Monday, November 6, 2017

Teaching Empathy by Living Empathy




Empathy -- the ability to put yourself in someone else’s shoes and feel what they are feeling. Humans are naturally empathetic to some degree.  Our hearts are touched and we, too, may cry when others tear up and are grieving.  We smile when others are laughing hysterically.  But young humans need help learning how to understand the vast array of emotions that others are going through.  Fortunately, empathy can be taught.  Learning how to put ourselves in someone else’s shoes is best learned when someone does that for us.  Rachel Stafford from HandsFreeMama.com relays this message in her weekly blog:

"Swim team practice has not been going well since my 11-year-old daughter had extensive oral surgery about a month a go. She tries to swim, but the pressure she feels beneath the water's surface is uncomfortable. I was very patient about this issue for several weeks and even had her examined by the orthodontist to make sure everything was okay. The doctor found no reason she couldn't swim as normal, so we returned.

That day, I planned to run errands while Avery practiced. She asked me to wait for a few minutes, so I did. The next thing I knew, she was holding onto the side of the pool with the look of distress on her face. The first thoughts that came to my head were unkind. Things like:

It's all in her head.

How long is this going to go on?

She just wants to go home and play Xbox with her friend.

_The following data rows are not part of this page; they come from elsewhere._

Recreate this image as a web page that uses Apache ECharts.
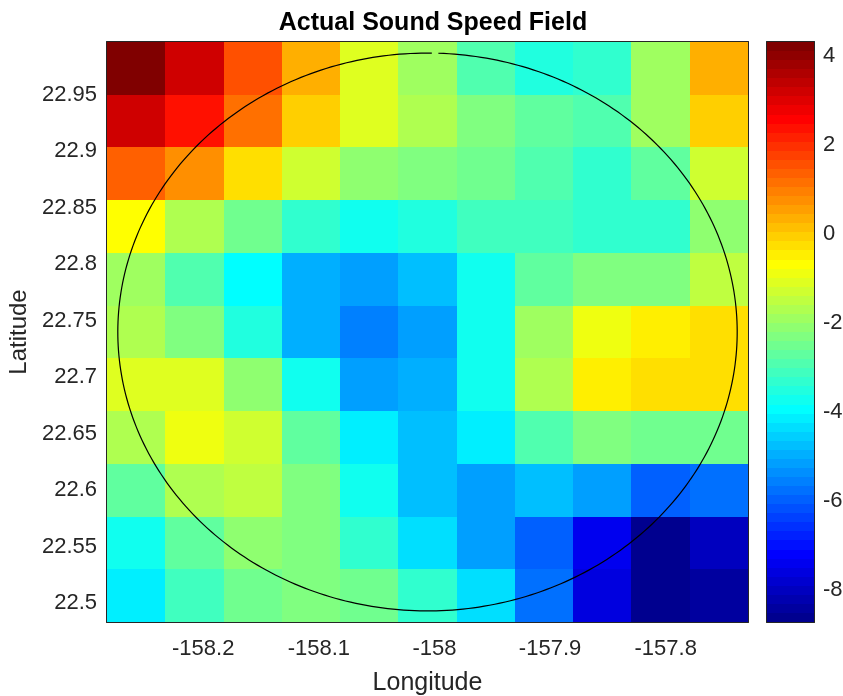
<!DOCTYPE html>
<html>
<head>
<meta charset="utf-8">
<script src="https://cdn.jsdelivr.net/npm/echarts@6/dist/echarts.min.js"></script>
<style>
  html, body { margin: 0; padding: 0; background: #ffffff; }
  #chart { width: 843px; height: 696px; }
</style>
</head>
<body>
<div id="chart"></div>
<script>
// Grid cell centres (degrees)
const lonCenters = [-158.258, -158.2076, -158.1572, -158.1068, -158.0564, -158.006,
                    -157.9556, -157.9052, -157.8548, -157.8044, -157.754];
// Latitude rows, north to south
const latCenters = [22.9735, 22.9268, 22.8801, 22.8334, 22.7867, 22.7400,
                    22.6933, 22.6466, 22.5999, 22.5532, 22.5065];

// Sound speed anomaly (m/s), one row per latitude, west to east
const soundSpeedRows = [
  [ 4.32,  3.20,  1.57,  0.35, -1.07, -1.89, -2.91, -3.52, -3.32, -1.89,  0.35],
  [ 3.20,  2.39,  1.17, -0.06, -1.07, -1.69, -2.30, -2.70, -2.91, -1.89, -0.06],
  [ 1.37,  0.76, -0.26, -1.28, -2.09, -2.30, -2.50, -2.91, -3.32, -2.70, -1.28],
  [-0.67, -1.69, -2.50, -3.32, -3.72, -3.52, -3.11, -3.11, -3.32, -3.32, -2.09],
  [-1.89, -2.91, -3.93, -4.95, -5.15, -4.74, -3.72, -2.70, -2.30, -2.30, -1.48],
  [-1.69, -2.30, -3.52, -4.95, -5.56, -5.15, -3.72, -1.89, -0.87, -0.46, -0.26],
  [-1.07, -1.07, -2.09, -3.72, -5.15, -4.95, -3.72, -1.69, -0.46, -0.26, -0.26],
  [-1.69, -0.87, -1.28, -2.70, -4.13, -4.74, -4.13, -2.91, -2.30, -2.50, -2.50],
  [-2.70, -1.69, -1.48, -2.30, -3.72, -4.74, -5.15, -4.74, -5.15, -5.96, -5.76],
  [-3.72, -2.70, -2.09, -2.30, -3.32, -4.33, -5.15, -5.96, -7.39, -8.61, -8.00],
  [-4.13, -3.11, -2.50, -2.30, -2.50, -3.32, -4.33, -5.76, -7.59, -8.72, -8.41]
];

const lonTicks = [-158.2, -158.1, -158, -157.9, -157.8];
const latTicks = [22.5, 22.55, 22.6, 22.65, 22.7, 22.75, 22.8, 22.85, 22.9, 22.95];
const colorbarTicks = [-8, -6, -4, -2, 0, 2, 4];

// Survey circle: centre (lon, lat) and radius in km
const circleCenter = [-158.006, 22.740];
const circleRadiusKm = 27.5;

// ---- derived helpers ----
// cell edges halfway between neighbouring centres (outer edges mirrored)
function edgesOf(centers) {
  const e = [];
  const n = centers.length;
  e.push(centers[0] - (centers[1] - centers[0]) / 2);
  for (let i = 1; i < n; i++) e.push((centers[i - 1] + centers[i]) / 2);
  e.push(centers[n - 1] + (centers[n - 1] - centers[n - 2]) / 2);
  return e;
}
const lonEdges = edgesOf(lonCenters);
const latEdges = edgesOf(latCenters);
const lonMin = Math.min(lonEdges[0], lonEdges[lonEdges.length - 1]);
const lonMax = Math.max(lonEdges[0], lonEdges[lonEdges.length - 1]);
const latMin = Math.min(latEdges[0], latEdges[latEdges.length - 1]);
const latMax = Math.max(latEdges[0], latEdges[latEdges.length - 1]);

const cells = [];
soundSpeedRows.forEach((row, r) => {
  row.forEach((v, c) => cells.push([lonCenters[c], latCenters[r], v, c, r]));
});
const allValues = soundSpeedRows.flat();
const cMin = Math.min(...allValues);
const cMax = Math.max(...allValues);
const nColors = 64;

// MATLAB-style jet colormap with n entries
function jetMap(n) {
  const q = Math.ceil(n / 4);
  const u = [];
  for (let i = 1; i <= q; i++) u.push(i / q);
  for (let i = 1; i < q; i++) u.push(1);
  for (let i = q; i >= 1; i--) u.push(i / q);
  const gOff = Math.ceil(q / 2) - (n % 4 === 1 ? 1 : 0);
  const cols = [];
  for (let j = 1; j <= n; j++) {
    const pick = k => (k >= 1 && k <= u.length) ? u[k - 1] : 0;
    const g = pick(j - gOff);
    const rr = pick(j - gOff - q);
    const b = pick(j - gOff + q);
    cols.push('rgb(' + Math.round(rr * 255) + ',' + Math.round(g * 255) + ',' + Math.round(b * 255) + ')');
  }
  return cols;
}
const jet = jetMap(nColors);
function colorFor(v) {
  let idx = Math.floor((v - cMin) / (cMax - cMin) * nColors);
  idx = Math.max(0, Math.min(nColors - 1, idx));
  return jet[idx];
}

const bands = [];
for (let i = 0; i < nColors; i++) bands.push([i]);
const bandStep = (cMax - cMin) / nColors;

// rectangle between two pixel corners, snapped to whole pixels so neighbours meet
function pixelRect(p0, p1) {
  const x0 = Math.round(Math.min(p0[0], p1[0])), x1 = Math.round(Math.max(p0[0], p1[0]));
  const y0 = Math.round(Math.min(p0[1], p1[1])), y1 = Math.round(Math.max(p0[1], p1[1]));
  return { x: x0, y: y0, width: x1 - x0, height: y1 - y0 };
}

const axisColor = '#262626';
const fontFamily = '"Liberation Sans", Arial, Helvetica, sans-serif';
const fmt = v => String(+(+v).toFixed(3));
const tickFont = 22;

const chart = echarts.init(document.getElementById('chart'), null, { renderer: 'canvas' });

const option = {
  backgroundColor: '#ffffff',
  animation: false,
  title: {
    text: 'Actual Sound Speed Field',
    left: 428, top: 6, textAlign: 'center',
    textStyle: { fontFamily, fontSize: 25, fontWeight: 'bold', color: '#000000' }
  },
  grid: [
    { left: 107, top: 42, width: 641, height: 580, show: false, containLabel: false, outerBoundsMode: 'none' },
    { left: 767, top: 42, width: 47, height: 580, show: false, containLabel: false, outerBoundsMode: 'none' }
  ],
  xAxis: [
    {
      type: 'value', gridIndex: 0, position: 'bottom', min: lonMin, max: lonMax,
      name: 'Longitude', nameLocation: 'middle', nameGap: 49,
      nameTextStyle: { fontFamily, fontSize: 25, color: axisColor },
      axisLine: { show: true, onZero: false, lineStyle: { color: axisColor, width: 2 } },
      axisTick: { show: true, inside: true, length: 7, customValues: lonTicks, lineStyle: { color: axisColor, width: 2 } },
      axisLabel: { show: true, customValues: lonTicks, margin: 16, formatter: fmt, fontFamily, fontSize: tickFont, color: axisColor },
      splitLine: { show: false }
    },
    {
      type: 'value', gridIndex: 0, position: 'top', min: lonMin, max: lonMax,
      axisLine: { show: true, onZero: false, lineStyle: { color: axisColor, width: 2 } },
      axisTick: { show: true, inside: true, length: 7, customValues: lonTicks, lineStyle: { color: axisColor, width: 2 } },
      axisLabel: { show: false }, splitLine: { show: false }
    },
    {
      type: 'value', gridIndex: 1, min: 0, max: 1, show: true, position: 'bottom',
      axisLine: { show: true, onZero: false, lineStyle: { color: axisColor, width: 2 } },
      axisTick: { show: false }, axisLabel: { show: false }, splitLine: { show: false }
    },
    {
      type: 'value', gridIndex: 1, min: 0, max: 1, show: true, position: 'top',
      axisLine: { show: true, onZero: false, lineStyle: { color: axisColor, width: 2 } },
      axisTick: { show: false }, axisLabel: { show: false }, splitLine: { show: false }
    }
  ],
  yAxis: [
    {
      type: 'value', gridIndex: 0, position: 'left', min: latMin, max: latMax,
      name: 'Latitude', nameLocation: 'middle', nameGap: 71, nameRotate: 90,
      nameTextStyle: { fontFamily, fontSize: 24, color: axisColor },
      axisLine: { show: true, onZero: false, lineStyle: { color: axisColor, width: 2 } },
      axisTick: { show: true, inside: true, length: 7, customValues: latTicks, lineStyle: { color: axisColor, width: 2 } },
      axisLabel: { show: true, customValues: latTicks, margin: 10, formatter: fmt, fontFamily, fontSize: tickFont, color: axisColor },
      splitLine: { show: false }
    },
    {
      type: 'value', gridIndex: 0, position: 'right', min: latMin, max: latMax,
      axisLine: { show: true, onZero: false, lineStyle: { color: axisColor, width: 2 } },
      axisTick: { show: true, inside: true, length: 7, customValues: latTicks, lineStyle: { color: axisColor, width: 2 } },
      axisLabel: { show: false }, splitLine: { show: false }
    },
    {
      type: 'value', gridIndex: 1, position: 'right', min: cMin, max: cMax,
      axisLine: { show: true, onZero: false, lineStyle: { color: axisColor, width: 2 } },
      axisTick: { show: true, inside: true, length: 7, customValues: colorbarTicks, lineStyle: { color: axisColor, width: 2 } },
      axisLabel: { show: true, customValues: colorbarTicks, margin: 9, formatter: fmt, fontFamily, fontSize: tickFont, color: axisColor },
      splitLine: { show: false }
    },
    {
      type: 'value', gridIndex: 1, position: 'left', min: cMin, max: cMax,
      axisLine: { show: true, onZero: false, lineStyle: { color: axisColor, width: 2 } },
      axisTick: { show: false }, axisLabel: { show: false }, splitLine: { show: false }
    }
  ],
  series: [
    {
      name: 'Sound speed', type: 'custom', xAxisIndex: 0, yAxisIndex: 0, clip: true, z: 1,
      data: cells,
      renderItem: (params, api) => {
        const v = api.value(2), c = api.value(3), r = api.value(4);
        const p0 = api.coord([lonEdges[c], latEdges[r]]);
        const p1 = api.coord([lonEdges[c + 1], latEdges[r + 1]]);
        return {
          type: 'rect',
          shape: pixelRect(p0, p1),
          style: { fill: colorFor(v), lineWidth: 0 }
        };
      }
    },
    {
      name: 'Survey circle', type: 'custom', xAxisIndex: 0, yAxisIndex: 0, clip: true, z: 3,
      data: [[circleCenter[0], circleCenter[1], circleRadiusKm]],
      renderItem: (params, api) => {
        const lon0 = api.value(0), lat0 = api.value(1), rKm = api.value(2);
        const rLat = rKm / 111.32;
        const rLon = rKm / (111.32 * Math.cos(lat0 * Math.PI / 180));
        const pts = [];
        const start = 0.035, end = 2 * Math.PI + 0.014;
        const steps = 360;
        for (let i = 0; i <= steps; i++) {
          const t = start + (end - start) * i / steps;
          pts.push(api.coord([lon0 + rLon * Math.sin(t), lat0 + rLat * Math.cos(t)]));
        }
        return {
          type: 'polyline',
          shape: { points: pts },
          style: { fill: null, stroke: '#000000', lineWidth: 1.2 }
        };
      }
    },
    {
      name: 'Colorbar', type: 'custom', xAxisIndex: 2, yAxisIndex: 2, clip: true, z: 1,
      data: bands,
      renderItem: (params, api) => {
        const i = api.value(0);
        const lo = cMin + i * bandStep, hi = lo + bandStep;
        const p0 = api.coord([0, hi]);
        const p1 = api.coord([1, lo]);
        return {
          type: 'rect',
          shape: pixelRect(p0, p1),
          style: { fill: jet[i], lineWidth: 0 }
        };
      }
    }
  ]
};
chart.setOption(option);
</script>
</body>
</html>
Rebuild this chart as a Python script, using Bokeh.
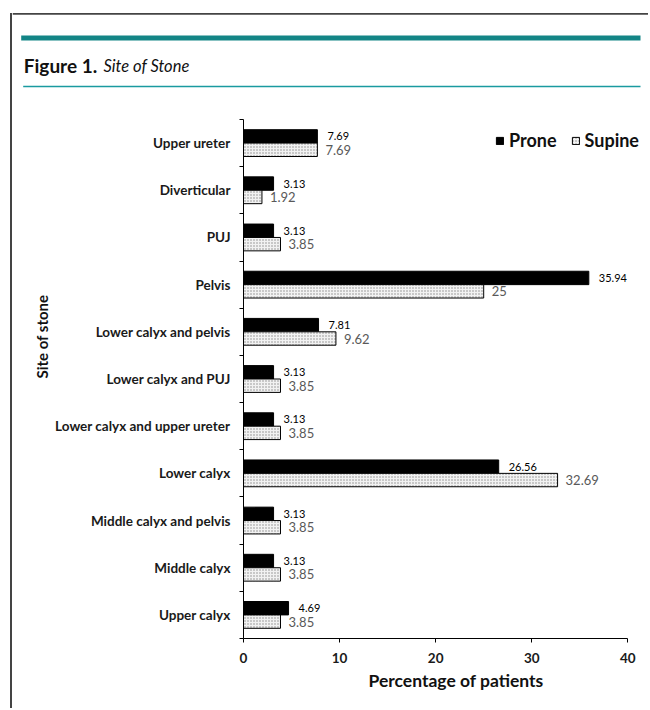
from bokeh.plotting import figure
from bokeh.layouts import row, column
from bokeh.models import (Range1d, LinearAxis, FixedTicker, Spacer, Title,
                          ColumnDataSource, Legend, LegendItem, Label, LabelSet, BoxAnnotation)
from bokeh.transform import dodge
from bokeh.core.properties import value
from bokeh.embed import file_html
from bokeh.resources import INLINE

# ---- data ----
categories = ["Upper ureter", "Diverticular", "PUJ", "Pelvis", "Lower calyx and pelvis",
              "Lower calyx and PUJ", "Lower calyx and upper ureter", "Lower calyx",
              "Middle calyx and pelvis", "Middle calyx", "Upper calyx"]
prone = [7.69, 3.13, 3.13, 35.94, 7.81, 3.13, 3.13, 26.56, 3.13, 3.13, 4.69]
supine = [7.69, 1.92, 3.85, 25, 9.62, 3.85, 3.85, 32.69, 3.85, 3.85, 3.85]
x_ticks = [0, 10, 20, 30, 40]
series_names = ["Prone", "Supine"]

FONT = "Lato"
TXT = "#1a1a1a"
W, HH, HM = 636, 88, 620          # content width, header height, chart height
n = len(categories)
ypos = list(range(n))[::-1]          # first category at the top

# ---------------- header ----------------
hdr = figure(width=W, height=HH, output_backend="svg", toolbar_location=None,
             x_range=Range1d(0, W), y_range=Range1d(HH, 0),
             x_axis_type=None, y_axis_type=None, min_border=0)
hdr.grid.visible = False
hdr.outline_line_color = None
hdr.background_fill_color = "white"
hdr.border_fill_color = "white"
hdr.add_layout(BoxAnnotation(left=0, right=W, top=12.5, bottom=14.2, fill_color="#444444",
                             fill_alpha=1, line_color=None))
hdr.add_layout(BoxAnnotation(left=8.7, right=628, top=35, bottom=40, fill_color="#138586",
                             fill_alpha=1, line_color=None))
hdr.add_layout(BoxAnnotation(left=10.7, right=628, top=85.3, bottom=86.8, fill_color="#1a9aa0",
                             fill_alpha=1, line_color=None))
hdr.add_layout(Label(x=11.3, y=65, text="Figure 1.", text_baseline="alphabetic",
                     text_font=FONT, text_font_style="bold", text_font_size="19px",
                     text_color="#111111"))
hdr.add_layout(Label(x=91, y=65, text="Site of Stone", text_baseline="alphabetic",
                     text_font=FONT, text_font_style="italic", text_font_size="16.5px",
                     text_color="#111111"))

# ---------------- chart ----------------
src = ColumnDataSource(dict(
    cat=categories, y=ypos, prone=prone, supine=supine,
    pl=[f"{v:g}" for v in prone], sl=[f"{v:g}" for v in supine]))

p = figure(width=W, height=HM, output_backend="svg", toolbar_location=None,
           y_range=Range1d(-0.5, n - 0.5), x_range=Range1d(0, 41.84),
           x_axis_type=None, y_axis_type=None,
           min_border_left=231, min_border_right=3, min_border_top=31, min_border_bottom=70)
p.grid.visible = False
p.outline_line_color = None
p.background_fill_color = "white"
p.border_fill_color = "white"

# inner axis: line + separator ticks between categories (its labels are not drawn)
sep_axis = LinearAxis(ticker=FixedTicker(ticks=[i - 0.5 for i in range(n + 1)]),
                      major_label_text_font_size="1px", major_label_text_color=None,
                      major_label_standoff=0,
                      major_tick_in=0, major_tick_out=4, minor_tick_line_color=None,
                      axis_line_color="black", major_tick_line_color="black")
# outer axis: category names
cat_axis = LinearAxis(ticker=FixedTicker(ticks=ypos),
                      major_label_overrides={y: c for y, c in zip(ypos, categories)},
                      axis_line_color=None, major_tick_line_color=None, minor_tick_line_color=None,
                      major_tick_in=0, major_tick_out=0, major_label_standoff=9,
                      major_label_text_font=FONT, major_label_text_font_style="bold",
                      major_label_text_font_size="13.5px", major_label_text_color=TXT)
p.add_layout(sep_axis, "left")
p.add_layout(cat_axis, "left")
p.add_layout(Title(text="Site of stone", align="left", offset=260, vertical_align="bottom",
                   standoff=4, text_font=FONT, text_font_style="bold", text_font_size="15px",
                   text_color="#111111"), "left")

x_axis = LinearAxis(ticker=FixedTicker(ticks=x_ticks), bounds=(0, 40),
                    major_tick_in=0, major_tick_out=4,
                    minor_tick_line_color=None, axis_line_color="black",
                    major_tick_line_color="black", major_label_standoff=10,
                    major_label_text_font=FONT, major_label_text_font_style="bold",
                    major_label_text_font_size="13.5px", major_label_text_color=TXT)
p.add_layout(x_axis, "below")
p.add_layout(Title(text="Percentage of patients", align="left", offset=125, standoff=4,
                   text_font=FONT, text_font_style="bold", text_font_size="17.5px",
                   text_color="#111111"), "below")

r_prone = p.hbar(y=dodge("y", 0.142), left=0, right="prone", height=0.284,
                 fill_color="black", line_color="black", source=src)
r_sup = p.hbar(y=dodge("y", -0.142), left=0, right="supine", height=0.284,
               fill_color="#f2f2f2", line_color="black", line_width=1,
               hatch_pattern="dot", hatch_color="#8a8a8a", hatch_scale=3, hatch_weight=1.5,
               source=src)

p.add_layout(LabelSet(x="prone", y=dodge("y", 0.142), text="pl", source=src,
                      x_offset=10, text_baseline="middle", text_font=value(FONT),
                      text_font_size="11px", text_color="black"))
p.add_layout(LabelSet(x="supine", y=dodge("y", -0.142), text="sl", source=src,
                      x_offset=8, text_baseline="middle", text_font=value(FONT),
                      text_font_size="13px", text_color="#595959"))

legend = Legend(items=[LegendItem(label=series_names[0], renderers=[r_prone]),
                       LegendItem(label=series_names[1], renderers=[r_sup])],
                orientation="horizontal", location=(252, 487), padding=0, margin=0,
                spacing=14, label_standoff=5, glyph_width=9, glyph_height=9,
                label_height=20, label_text_font=FONT, label_text_font_style="bold",
                label_text_font_size="18px", label_text_color="#111111",
                background_fill_alpha=0, border_line_color=None)
p.add_layout(legend, "center")

# ---------------- page frame ----------------
left_edge = column(Spacer(width=2, height=13),
                   Spacer(width=2, height=HH + HM - 13, styles={"background-color": "#444444"}))
layout = row(Spacer(width=10, height=1), left_edge, column(row(hdr), p))

open("out.html", "w").write(file_html(layout, INLINE))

As I walked to the side of the pool I asked for a new way to see and hear this situation that was getting quite tiresome. As the pool water splashed my feet, three powerful words came to mind. I'd said them to my husband while white-water rafting with my family. As we navigated our first set of raging rapids, I was scared my youngest daughter was going to fall out. I began calling out orders, sharp and gruff.

"Don't be mad," my husband had said. "I'm not angry, I'm scared," I said holding back tears. That's when three significant words came from my mouth: "That's fear talking."

I am learning this about myself - when I am scared and anxious, I get controlling and mean. I am working on a different response, but in the meantime, I am learning to interpret my unpleasantness for my family so they know I am struggling and need time, space, and understanding.

With those thoughts fresh on my mind, I bent down to talk to my tearful daughter who was now holding her hand to her forehead. "I can't breathe," she cried. "I can't do this." This time I did not hear annoyance or an excuse to try to get out of practice. I heard something familiar. I heard fear talking.... and because of that, what came out of my mouth was surprisingly supportive and empathetic.

"It feels different than it used to, doesn't it? Things are still healing so it feels different, and different can be scarey. Thank you for trying." She nodded like what I was saying was true.

About that time, her coach came over and asked if she was okay. When we told her the situation, she suggested Avery grab her kickboard and fins and practice with her head above water. I was so grateful to her coach for providing an alternative so she could continue practicing in a more comfortable way. Avery did as she was told but asked me not to leave. So there I sat, watching her glide back and forth, amazed at the amount of bubbles my strong girl could make with her feet.

As I slowly let go of the things I'd planned to do, I could see clearly.

And what I saw was a girl who's been through a pretty traumatic event and is doing her very best to adjust to a new mouth and nasal cavity. It was different than what I've seen over the past month. And that is because I was listening beyong the words to hear her heart.

When we realize fear is talking.... Anxiety is talking....Despair is talking.... Hopelessness is talking....We realize this is not about us. And that allows us to respond to the hurting person in ways we couldn't before.

Our empathetic response has the power to create one small act of bravery and one glimmer of hope. From there, anything is possible."

Lean into your child this week and feel what they are feeling underneath their awkward, sometimes irritating behaviors. If you can feel what they are feeling and speak to that emotion, they will feel heard and understood. They will be able to turn things around. And hopefully, they will soon begin to respond in that same empathetic way to someone else.